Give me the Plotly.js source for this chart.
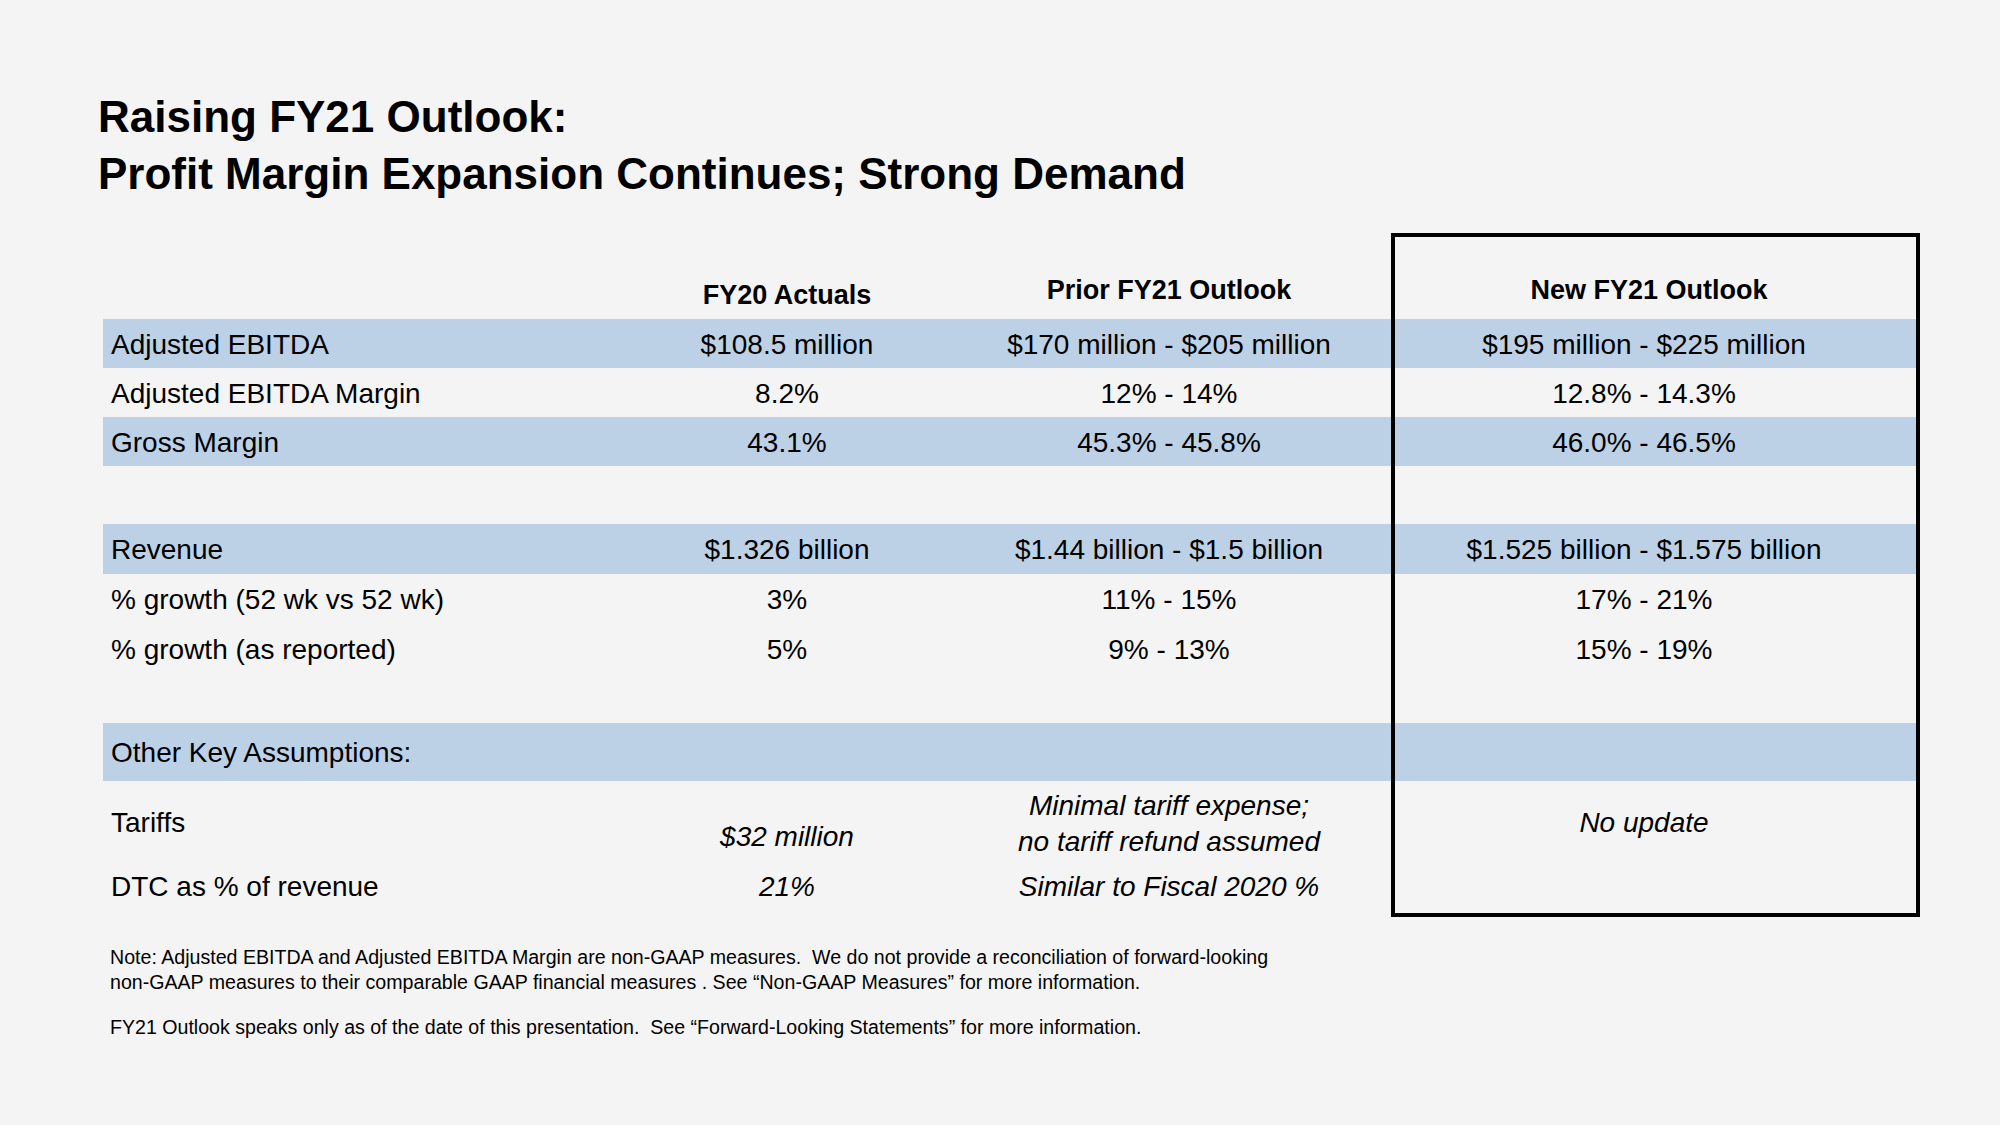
<!DOCTYPE html>
<html>
<head>
<meta charset="utf-8">
<script src="https://cdn.plot.ly/plotly-3.0.1.min.js"></script>
<style>
  html, body { margin: 0; padding: 0; background: #f4f4f4; }
  #chart { width: 2000px; height: 1125px; }
</style>
</head>
<body>
<div id="chart"></div>
<script>
// ---------------- data ----------------
const titleLines = [
  "Raising FY21 Outlook:",
  "Profit Margin Expansion Continues; Strong Demand"
];
const columnHeaders = ["FY20 Actuals", "Prior FY21 Outlook", "New FY21 Outlook"];
const rowLabels = [
  "Adjusted EBITDA",
  "Adjusted EBITDA Margin",
  "Gross Margin",
  "Revenue",
  "% growth (52 wk vs 52 wk)",
  "% growth (as reported)",
  "Other Key Assumptions:",
  "Tariffs",
  "DTC as % of revenue"
];
const fy20Actuals = [
  "$108.5 million", "8.2%", "43.1%",
  "$1.326 billion", "3%", "5%",
  "", "<i>$32 million</i>", "<i>21%</i>"
];
const priorFY21Outlook = [
  "$170 million - $205 million", "12% - 14%", "45.3% - 45.8%",
  "$1.44 billion - $1.5 billion", "11% - 15%", "9% - 13%",
  "", "<i>Minimal tariff expense;<br>no tariff refund assumed</i>", "<i>Similar to Fiscal 2020 %</i>"
];
const newFY21Outlook = [
  "$195 million - $225 million", "12.8% - 14.3%", "46.0% - 46.5%",
  "$1.525 billion - $1.575 billion", "17% - 21%", "15% - 19%",
  "", "<i>No update</i>", ""
];
const shadedRows = [true, false, true, true, false, false, true, false, false];
const noteLines = [
  "Note: Adjusted EBITDA and Adjusted EBITDA Margin are non-GAAP measures.  We do not provide a reconciliation of forward-looking",
  "non-GAAP measures to their comparable GAAP financial measures . See \u201cNon-GAAP Measures\u201d for more information."
];
const disclaimer = "FY21 Outlook speaks only as of the date of this presentation.  See \u201cForward-Looking Statements\u201d for more information.";

// ---------------- layout grid (pixels) ----------------
const W = 2000, H = 1125;
const FONT = "Liberation Sans, Arial, Helvetica, sans-serif";
const INK = "#000000";
const BAND = "#bcd1e6";
const BG = "#f4f4f4";

const tableLeft = 103, tableRight = 1916;
const labelX = 111;
const colCenters = [787, 1169, 1644];
const headerY = [297, 292, 292];
const textDrop = 3;          // optical offset of text within its row
// row tops & heights per section (gaps between sections)
const rowTops =    [319, 368, 417, 524, 574, 624, 723, 797, 861];
const rowHeights = [49, 49, 49, 50, 50, 50, 58, 50, 50];
const rowCenters = rowTops.map((t, i) => t + rowHeights[i] / 2);
const box = {x0: 1393, x1: 1918, y0: 235, y1: 915};

// ---------------- traces ----------------
const shadedIdx = shadedRows.map((s, i) => s ? i : -1).filter(i => i >= 0);
const bandTrace = {
  type: "bar",
  orientation: "h",
  y: shadedIdx.map(i => rowCenters[i]),
  x: shadedIdx.map(() => tableRight - tableLeft),
  base: shadedIdx.map(() => tableLeft),
  width: shadedIdx.map(i => rowHeights[i]),
  marker: {color: BAND, line: {width: 0}},
  hoverinfo: "skip",
  showlegend: false
};

const labelTrace = {
  type: "scatter",
  mode: "text",
  x: rowLabels.map(() => labelX),
  y: rowLabels.map((_, i) => rowCenters[i] + textDrop),
  text: rowLabels,
  textposition: "middle right",
  textfont: {family: FONT, size: 28, color: INK},
  hoverinfo: "skip",
  showlegend: false
};

const valueCols = [fy20Actuals, priorFY21Outlook, newFY21Outlook];
const valueTraces = valueCols.map((vals, c) => ({
  type: "scatter",
  mode: "text",
  x: vals.map(() => colCenters[c]),
  y: vals.map((_, i) => rowCenters[i] + textDrop + ((c === 1 && rowLabels[i] === "Tariffs") ? 1 : 0)),
  text: vals,
  // FY20 tariff cell sits lower in its cell
  textposition: vals.map((_, i) => (c === 0 && rowLabels[i] === "Tariffs") ? "bottom center" : "middle center"),
  textfont: {family: FONT, size: 28, color: INK},
  hoverinfo: "skip",
  showlegend: false
}));

const headerTrace = {
  type: "scatter",
  mode: "text",
  x: colCenters.map((c, i) => c + (i === 2 ? 5 : 0)),
  y: headerY,
  text: columnHeaders.map(h => "<b>" + h + "</b>"),
  textposition: "middle center",
  textfont: {family: FONT, size: 27, color: INK},
  hoverinfo: "skip",
  showlegend: false
};

// ---------------- layout ----------------
const layout = {
  width: W, height: H,
  margin: {l: 0, r: 0, t: 0, b: 0, pad: 0},
  paper_bgcolor: BG,
  plot_bgcolor: BG,
  showlegend: false,
  bargap: 0,
  title: {
    text: "<b>" + titleLines.join("<br>") + "</b>",
    x: 98 / W, xanchor: "left", xref: "paper",
    y: 1 - 132 / H, yanchor: "middle", yref: "paper",
    font: {family: FONT, size: 44, color: INK}
  },
  xaxis: {range: [0, W], visible: false, fixedrange: true},
  yaxis: {range: [H, 0], visible: false, fixedrange: true},
  shapes: [{
    type: "rect", xref: "x", yref: "y",
    x0: box.x0, x1: box.x1, y0: box.y0, y1: box.y1,
    line: {color: INK, width: 4}, fillcolor: "rgba(0,0,0,0)", layer: "above"
  }],
  annotations: [
    {
      xref: "x", yref: "y", x: 108, y: 969, xanchor: "left", yanchor: "middle",
      align: "left", showarrow: false,
      text: noteLines.join("<br>"),
      font: {family: FONT, size: 19.6, color: INK}
    },
    {
      xref: "x", yref: "y", x: 108, y: 1027, xanchor: "left", yanchor: "middle",
      align: "left", showarrow: false,
      text: disclaimer,
      font: {family: FONT, size: 19.6, color: INK}
    }
  ]
};

Plotly.newPlot("chart", [bandTrace, labelTrace, headerTrace].concat(valueTraces), layout,
  {displayModeBar: false, staticPlot: true});
</script>
</body>
</html>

##############################

*GIVEN REQUEST*
Output the lines above in full and exactly as given, omitting any pictures.

*SOLUTION FOR THIS PROBLEM*
Give me the Plotly.js source for this chart.
<!DOCTYPE html>
<html>
<head>
<meta charset="utf-8">
<script src="https://cdn.plot.ly/plotly-3.0.1.min.js"></script>
<style>
  html, body { margin: 0; padding: 0; background: #f4f4f4; }
  #chart { width: 2000px; height: 1125px; }
</style>
</head>
<body>
<div id="chart"></div>
<script>
// ---------------- data ----------------
const titleLines = [
  "Raising FY21 Outlook:",
  "Profit Margin Expansion Continues; Strong Demand"
];
const columnHeaders = ["FY20 Actuals", "Prior FY21 Outlook", "New FY21 Outlook"];
const rowLabels = [
  "Adjusted EBITDA",
  "Adjusted EBITDA Margin",
  "Gross Margin",
  "Revenue",
  "% growth (52 wk vs 52 wk)",
  "% growth (as reported)",
  "Other Key Assumptions:",
  "Tariffs",
  "DTC as % of revenue"
];
const fy20Actuals = [
  "$108.5 million", "8.2%", "43.1%",
  "$1.326 billion", "3%", "5%",
  "", "<i>$32 million</i>", "<i>21%</i>"
];
const priorFY21Outlook = [
  "$170 million - $205 million", "12% - 14%", "45.3% - 45.8%",
  "$1.44 billion - $1.5 billion", "11% - 15%", "9% - 13%",
  "", "<i>Minimal tariff expense;<br>no tariff refund assumed</i>", "<i>Similar to Fiscal 2020 %</i>"
];
const newFY21Outlook = [
  "$195 million - $225 million", "12.8% - 14.3%", "46.0% - 46.5%",
  "$1.525 billion - $1.575 billion", "17% - 21%", "15% - 19%",
  "", "<i>No update</i>", ""
];
const shadedRows = [true, false, true, true, false, false, true, false, false];
const noteLines = [
  "Note: Adjusted EBITDA and Adjusted EBITDA Margin are non-GAAP measures.  We do not provide a reconciliation of forward-looking",
  "non-GAAP measures to their comparable GAAP financial measures . See \u201cNon-GAAP Measures\u201d for more information."
];
const disclaimer = "FY21 Outlook speaks only as of the date of this presentation.  See \u201cForward-Looking Statements\u201d for more information.";

// ---------------- layout grid (pixels) ----------------
const W = 2000, H = 1125;
const FONT = "Liberation Sans, Arial, Helvetica, sans-serif";
const INK = "#000000";
const BAND = "#bcd1e6";
const BG = "#f4f4f4";

const tableLeft = 103, tableRight = 1916;
const labelX = 111;
const colCenters = [787, 1169, 1644];
const headerY = [297, 292, 292];
const textDrop = 3;          // optical offset of text within its row
// row tops & heights per section (gaps between sections)
const rowTops =    [319, 368, 417, 524, 574, 624, 723, 797, 861];
const rowHeights = [49, 49, 49, 50, 50, 50, 58, 50, 50];
const rowCenters = rowTops.map((t, i) => t + rowHeights[i] / 2);
const box = {x0: 1393, x1: 1918, y0: 235, y1: 915};

// ---------------- traces ----------------
const shadedIdx = shadedRows.map((s, i) => s ? i : -1).filter(i => i >= 0);
const bandTrace = {
  type: "bar",
  orientation: "h",
  y: shadedIdx.map(i => rowCenters[i]),
  x: shadedIdx.map(() => tableRight - tableLeft),
  base: shadedIdx.map(() => tableLeft),
  width: shadedIdx.map(i => rowHeights[i]),
  marker: {color: BAND, line: {width: 0}},
  hoverinfo: "skip",
  showlegend: false
};

const labelTrace = {
  type: "scatter",
  mode: "text",
  x: rowLabels.map(() => labelX),
  y: rowLabels.map((_, i) => rowCenters[i] + textDrop),
  text: rowLabels,
  textposition: "middle right",
  textfont: {family: FONT, size: 28, color: INK},
  hoverinfo: "skip",
  showlegend: false
};

const valueCols = [fy20Actuals, priorFY21Outlook, newFY21Outlook];
const valueTraces = valueCols.map((vals, c) => ({
  type: "scatter",
  mode: "text",
  x: vals.map(() => colCenters[c]),
  y: vals.map((_, i) => rowCenters[i] + textDrop + ((c === 1 && rowLabels[i] === "Tariffs") ? 1 : 0)),
  text: vals,
  // FY20 tariff cell sits lower in its cell
  textposition: vals.map((_, i) => (c === 0 && rowLabels[i] === "Tariffs") ? "bottom center" : "middle center"),
  textfont: {family: FONT, size: 28, color: INK},
  hoverinfo: "skip",
  showlegend: false
}));

const headerTrace = {
  type: "scatter",
  mode: "text",
  x: colCenters.map((c, i) => c + (i === 2 ? 5 : 0)),
  y: headerY,
  text: columnHeaders.map(h => "<b>" + h + "</b>"),
  textposition: "middle center",
  textfont: {family: FONT, size: 27, color: INK},
  hoverinfo: "skip",
  showlegend: false
};

// ---------------- layout ----------------
const layout = {
  width: W, height: H,
  margin: {l: 0, r: 0, t: 0, b: 0, pad: 0},
  paper_bgcolor: BG,
  plot_bgcolor: BG,
  showlegend: false,
  bargap: 0,
  title: {
    text: "<b>" + titleLines.join("<br>") + "</b>",
    x: 98 / W, xanchor: "left", xref: "paper",
    y: 1 - 132 / H, yanchor: "middle", yref: "paper",
    font: {family: FONT, size: 44, color: INK}
  },
  xaxis: {range: [0, W], visible: false, fixedrange: true},
  yaxis: {range: [H, 0], visible: false, fixedrange: true},
  shapes: [{
    type: "rect", xref: "x", yref: "y",
    x0: box.x0, x1: box.x1, y0: box.y0, y1: box.y1,
    line: {color: INK, width: 4}, fillcolor: "rgba(0,0,0,0)", layer: "above"
  }],
  annotations: [
    {
      xref: "x", yref: "y", x: 108, y: 969, xanchor: "left", yanchor: "middle",
      align: "left", showarrow: false,
      text: noteLines.join("<br>"),
      font: {family: FONT, size: 19.6, color: INK}
    },
    {
      xref: "x", yref: "y", x: 108, y: 1027, xanchor: "left", yanchor: "middle",
      align: "left", showarrow: false,
      text: disclaimer,
      font: {family: FONT, size: 19.6, color: INK}
    }
  ]
};

Plotly.newPlot("chart", [bandTrace, labelTrace, headerTrace].concat(valueTraces), layout,
  {displayModeBar: false, staticPlot: true});
</script>
</body>
</html>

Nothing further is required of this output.